You can't nest string literals inside the new escape syntax, because the first scanning phase results in the tokens "foo\(bar(", bar, "))bar".

We still have to decide between \() and ${}.

gavinking avatar Sep 07 '17 09:09 gavinking

I think "everyone" expects ${name} these days, in particular with the new Javascript string template literals becoming so commonly used.

IMO it would be a mistake not to pick the least surprising option. Surely \() is annoying for strings containing regexp's where you want to escape '(' too.

https://developer.mozilla.org/en-US/docs/Web/JavaScript/Reference/Template_literals

ghost avatar Sep 07 '17 15:09 ghost

@gavinking so do we have to use "foo\(bar(\"bar\"))bar", or can't we use string literals in there at all?

ePaul avatar Sep 07 '17 15:09 ePaul

@ePaul you can't have string literals inside interpolated expression at all.

gavinking avatar Sep 07 '17 16:09 gavinking

You can't nest string literals inside the new escape syntax.

I've seen constructs like this:

"foo``count == 1 then "" else "s"``"

Would those just have to keep using the old syntax?

CPColin avatar Sep 07 '17 17:09 CPColin

Would those just have to keep using the old syntax?

Yes.

gavinking avatar Sep 07 '17 17:09 gavinking

Well look, one principal reason why other languages have an additional escape character ($) for string interpolation is because they support stuff like "Hello $name!", and don't require the braces for single-token interpolation.

Is that something the you guys wanted to be able to write in Ceylon?

gavinking avatar Sep 07 '17 18:09 gavinking

@notsonotso

Surely \() is annoying for strings containing regexp's where you want to escape '(' too.

I don't see your point.

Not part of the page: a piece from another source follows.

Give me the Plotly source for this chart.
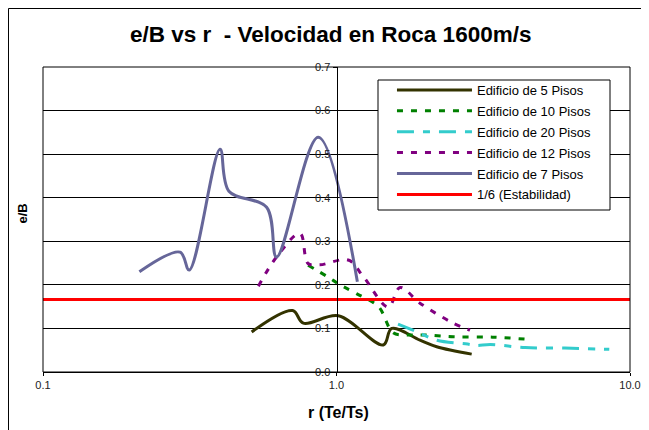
import plotly.graph_objects as go

# ---- data ----
r_5 = [0.514, 0.709, 0.771, 1.014, 1.444, 1.542, 1.925, 2.195, 2.888]
eb_5 = [0.092, 0.141, 0.112, 0.129, 0.062, 0.100, 0.073, 0.058, 0.041]

r_10 = [0.80, 0.93, 1.03, 1.17, 1.39, 1.56, 1.75, 2.0, 2.5, 3.4, 4.5]
eb_10 = [0.245, 0.219, 0.200, 0.180, 0.150, 0.090, 0.085, 0.085, 0.081, 0.080, 0.075]

r_20 = [1.62, 1.88, 2.2, 2.8, 3.0, 3.35, 4.4, 6.0, 8.5]
eb_20 = [0.110, 0.092, 0.073, 0.064, 0.061, 0.063, 0.056, 0.055, 0.052]

r_12 = [0.542, 0.625, 0.751, 0.80, 0.878, 1.097, 1.234, 1.501, 1.646, 1.925, 2.50, 2.85]
eb_12 = [0.197, 0.264, 0.318, 0.249, 0.246, 0.257, 0.219, 0.149, 0.194, 0.158, 0.112, 0.096]

r_7 = [0.213, 0.293, 0.315, 0.401, 0.43, 0.578, 0.625, 0.867, 1.178]
eb_7 = [0.230, 0.275, 0.234, 0.511, 0.415, 0.378, 0.264, 0.539, 0.207]

r_stab = [0.1, 10.0]
eb_stab = [1/6, 1/6]

names = ["Edificio de 5 Pisos", "Edificio de 10 Pisos", "Edificio de 20 Pisos",
         "Edificio de 12 Pisos", "Edificio de 7 Pisos", "1/6 (Estabilidad)"]
y_ticks = [0.0, 0.1, 0.2, 0.3, 0.4, 0.5, 0.6, 0.7]
x_ticks = [0.1, 1.0, 10.0]
x_tick_text = ["0.1", "1.0", "10.0"]

FONT = "Liberation Sans, Arial, sans-serif"

fig = go.Figure()
series = [
    (r_5, eb_5, names[0], dict(color="#333300", width=3)),
    (r_10, eb_10, names[1], dict(color="#008000", width=3, dash="6px,8px")),
    (r_20, eb_20, names[2], dict(color="#33CCCC", width=3, dash="17px,9px,7px,9px")),
    (r_12, eb_12, names[3], dict(color="#800080", width=3, dash="6px,8px")),
    (r_7, eb_7, names[4], dict(color="#666699", width=3)),
]
for i, (xs, ys, nm, ln) in enumerate(series):
    fig.add_trace(go.Scatter(x=xs, y=ys, name=nm, mode="lines", legendgroup=f"g{i}",
                             line=dict(shape="spline", smoothing=1.0, **ln)))
fig.add_trace(go.Scatter(x=r_stab, y=eb_stab, name=names[5], mode="lines",
                         legendgroup="g5", line=dict(color="#FF0000", width=3)))

# plot area in the figure: x 35..622, y 59..364 (page body adds 8px offset)
fig.update_layout(
    width=649, height=430,
    margin=dict(l=35, r=27, t=59, b=66),
    paper_bgcolor="white", plot_bgcolor="white",
    font=dict(family=FONT, color="#000"),
    showlegend=True,
    legend=dict(x=0.5945, y=0.974, xanchor="left", yanchor="top",
                bgcolor="rgba(0,0,0,0)", borderwidth=0,
                font=dict(size=13, family=FONT), itemwidth=75,
                tracegroupgap=1),
    xaxis=dict(type="log", range=[-1, 1], tickvals=x_ticks, ticktext=x_tick_text,
               showgrid=False, zeroline=False, showline=True, linecolor="#000",
               linewidth=1, ticks="outside", ticklen=3, tickcolor="#000",
               tickfont=dict(size=11, color="#222"), fixedrange=True),
    yaxis=dict(range=[0, 0.7], tickvals=y_ticks, tickformat=".1f",
               anchor="free", position=0.5, side="left",
               showgrid=True, gridcolor="#000", gridwidth=1, zeroline=False,
               showline=True, linecolor="#000", linewidth=1,
               ticks="outside", ticklen=4, tickcolor="#000",
               tickfont=dict(size=11, color="#222"), fixedrange=True),
)

# plot-area box, legend box and outer chart frame
fig.add_shape(type="rect", xref="paper", yref="paper", x0=0, x1=1, y0=0, y1=1,
              line=dict(color="#000", width=1), fillcolor="rgba(0,0,0,0)")
fig.add_shape(type="rect", xref="paper", yref="paper",
              x0=(378 - 43) / 587, x1=(610 - 43) / 587,
              y0=(372 - 210) / 305, y1=(372 - 80) / 305,
              line=dict(color="#000", width=1), fillcolor="white", layer="above")
fig.add_shape(type="rect", xref="paper", yref="paper", x0=-0.0588, x1=1.5,
              y0=-0.6, y1=1.1918, line=dict(color="#000", width=1),
              fillcolor="rgba(0,0,0,0)")

fig.add_annotation(text="<b>e/B vs r  - Velocidad en Roca 1600m/s</b>",
                   xref="paper", yref="paper", x=0.4906, y=1.105,
                   xanchor="center", yanchor="middle",
                   showarrow=False, font=dict(size=22.5, family=FONT))
fig.add_annotation(text="<b>e/B</b>", xref="paper", yref="paper",
                   x=-0.0366, y=0.518, xanchor="center", yanchor="middle",
                   textangle=-90, showarrow=False,
                   font=dict(size=13, family=FONT))
fig.add_annotation(text="<b>r (Te/Ts)</b>", xref="paper", yref="paper",
                   x=0.504, y=-0.134, xanchor="center", yanchor="middle",
                   showarrow=False, font=dict(size=16, family=FONT))

fig.write_html("out.html")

It'd be as easy as today: regex("\\([0-9]{2,3}\\)").

Also, @gavinking, is it really not possible / too hard to support string literals inside interpolated expressions with \()/$()/${}?

ghost avatar Sep 07 '17 18:09 ghost

I don't see your point. It'd be as easy as today: regex("\\([0-9]{2,3}\\)").

That is not how we write regexes in Ceylon. We write: regex("""\([0-9]{2,3}\)""").

Also, @gavinking, is it really not possible / too hard to support string literals inside interpolated expressions with \()/$()/${}?

Using a regex-based scanner, it's absolutely impossible, AFAICT. I'm sure you could hack together something with a handwritten lexer.

gavinking avatar Sep 07 '17 19:09 gavinking

I really feel like familiarity doesn't matter as much as you guys are making it out to do. I think someone would have more trouble getting used to actual, formal, satisfies, etc. than to \() over ${}.

I feel like this choice should be made based on how the syntax harmonizes with the rest of Ceylon, and not based on other languages; just like how the choice was made for actual and friends.

Either way, in case anyone cares (I'm not sure if anyone does), here is a table of who prefers each syntax:

syntax people amount percentage
\() @Zambonifofex, @fwgreen, @arseniiv, @lucono, @jean-morissette, @luolong, @xkr47, @gavinking 8 57%
${} @chochos, @DiegoCoronel, @notsonotso, @bjansen, @FroMage, @jogro 6 43%

If anyone wants to be added to the table, just leave a comment here.

ghost avatar Sep 07 '17 19:09 ghost